Re: Basic Spanish signs and symbols you have found
All I can say is. . . .WoW!
The knowledge you all have displayed here has kept me up all night reading. I truly wish that I could see allll the posts, not just the ones shown. The ones that I really wish I could see are DSTY's and Bob's, as the good explanations for the now-missing pictures just killed me!
This is just truly an amazing thread, and I plan on following it from here on out. OD, thank you so very much for starting this thread, and maintaining it with new info for so long!
I do have a little information I could throw in for JudyH a few pages back. As a life-long Ozarks born and raised boy, I have learned several Spanish stories from my Grandfather and others. The ones I know are not the ones in the treasure books either. There was much Spanish activity in our limestone filled country, and a lot of that information can be read in books yet today.

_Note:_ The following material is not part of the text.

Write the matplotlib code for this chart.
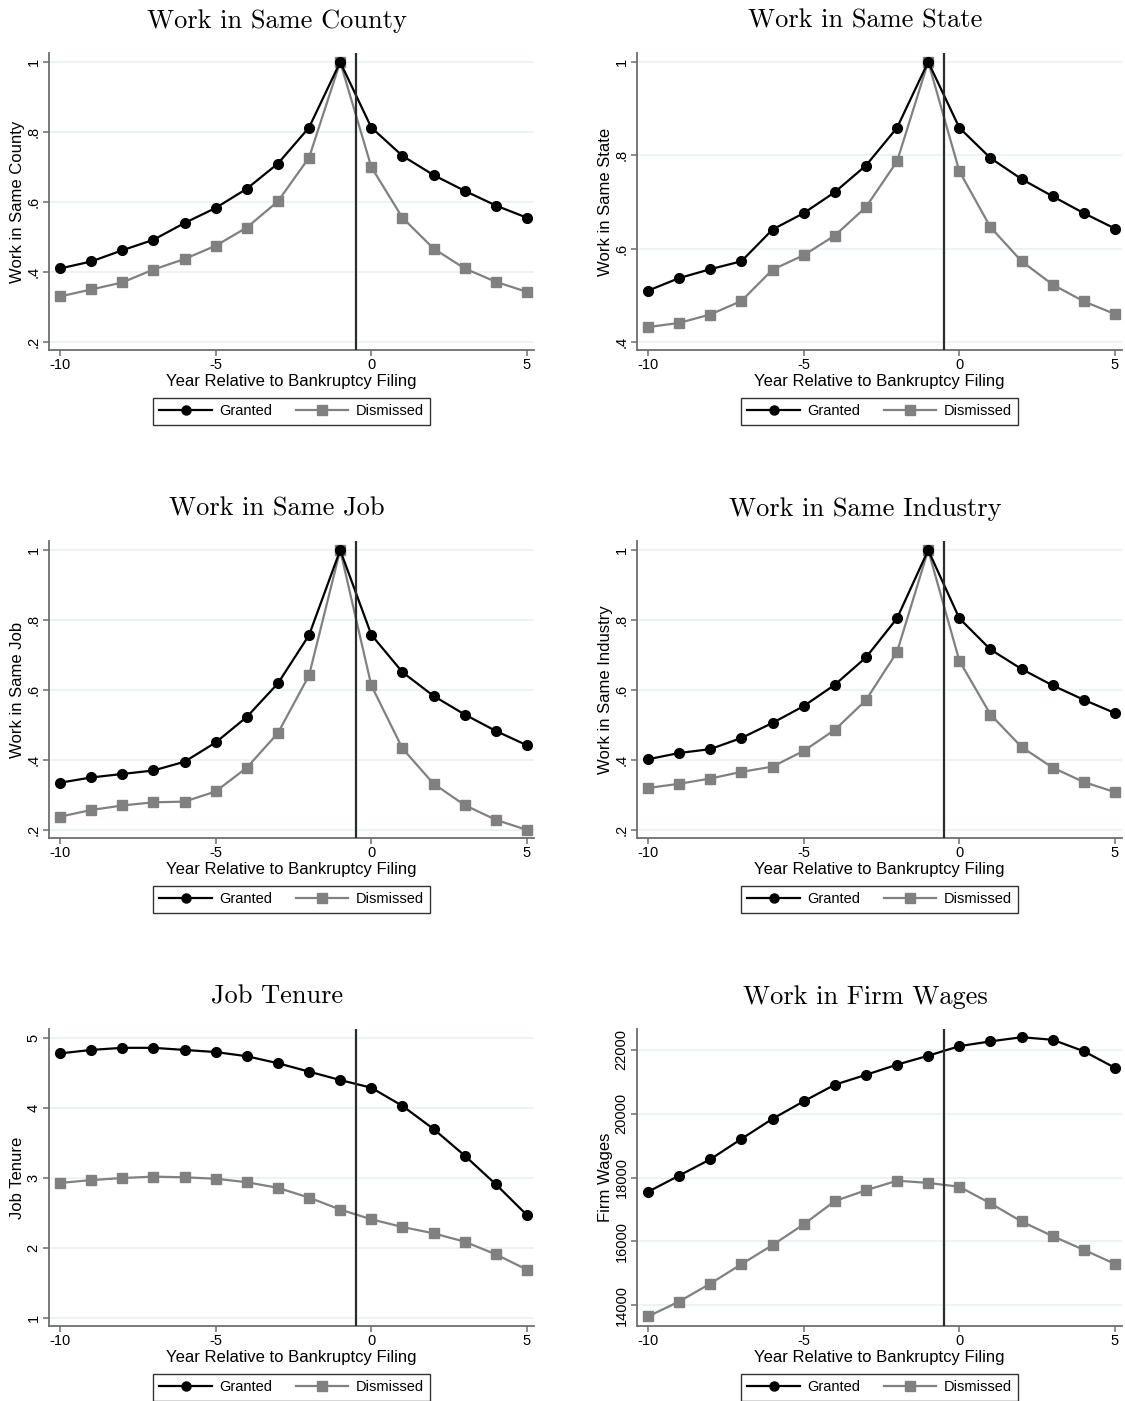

My Grandfather explored a cave in the early 1960's on Table Rock Lake, just a fledgling lake then, and I will relate his harrowing ordeal as best my memory will allow. The cave itself most likely is a death trap, but hundreds of years made it worse. The entrance was on the flat top of a bluff, and went straight down for about 8 or 10 feet to a platform. When my grandfather and his caving buddy got to the platform, they realized it wasn't a shelf and was actually flat sided logs that were placed in notches in the wall to make a false, or not, floor. From there, it was a clay bank down 15-20 foot to the next platform. Here's where the bad part came into play, they both went down to the next platform, with nothing but the rope back up to the 1st. They explored slightly, but dead ending in a watery shaft leading deeper. They then started the part that scared both of them out of caving for awhile. Getting back to the rope, they attempted to climb up the clay embankment. The clay, being wet, yielded nothing but slippery resistance to them, and it was nothing but pointless exertion for over an hour. Eventually, one of them was able to crawl back up to the platform slowly, and pull the other up.
As far as knowing the cave was Spanish, my Grandfather had seen some of the same signs in treasure magazines of the times in the walls of the cave. He combined this with the fact that the log platform had developed over a 1/4 inch of stone from the dirt caking and hardening, did some research and found that cave stone was estimated to "grow" at around a 1/16th of an inch over 100 years, estimating an age of 400 years prior to his being there.
The thing he thought of later, though, was that the cave was completely designed to funnel water down in, but what about the initial platform? All the things you all have posted have made me ask the same question, was the first platform disguising the entrance with a covered wall?
Unfortunately, we will most likely never know. His climbing partner thought it would be a funny joke to buy some gold flakes, litter it in the clay, and lead a few businessmen infrom St. Louis. They quickly grabbed up the land, concealed the entrance, and kept the place guarded.
So after my big long story, I'd just like to say thanks again for all the realizations you have dawned upon me, and so many things I have seen and overlooked while living at home, and now I am not at home with no idea when or if I'll be able to return.
Until then I will sit here soaking up as much of this history as I possibly can, with the hope that I too will be able to apply some of this knowledge!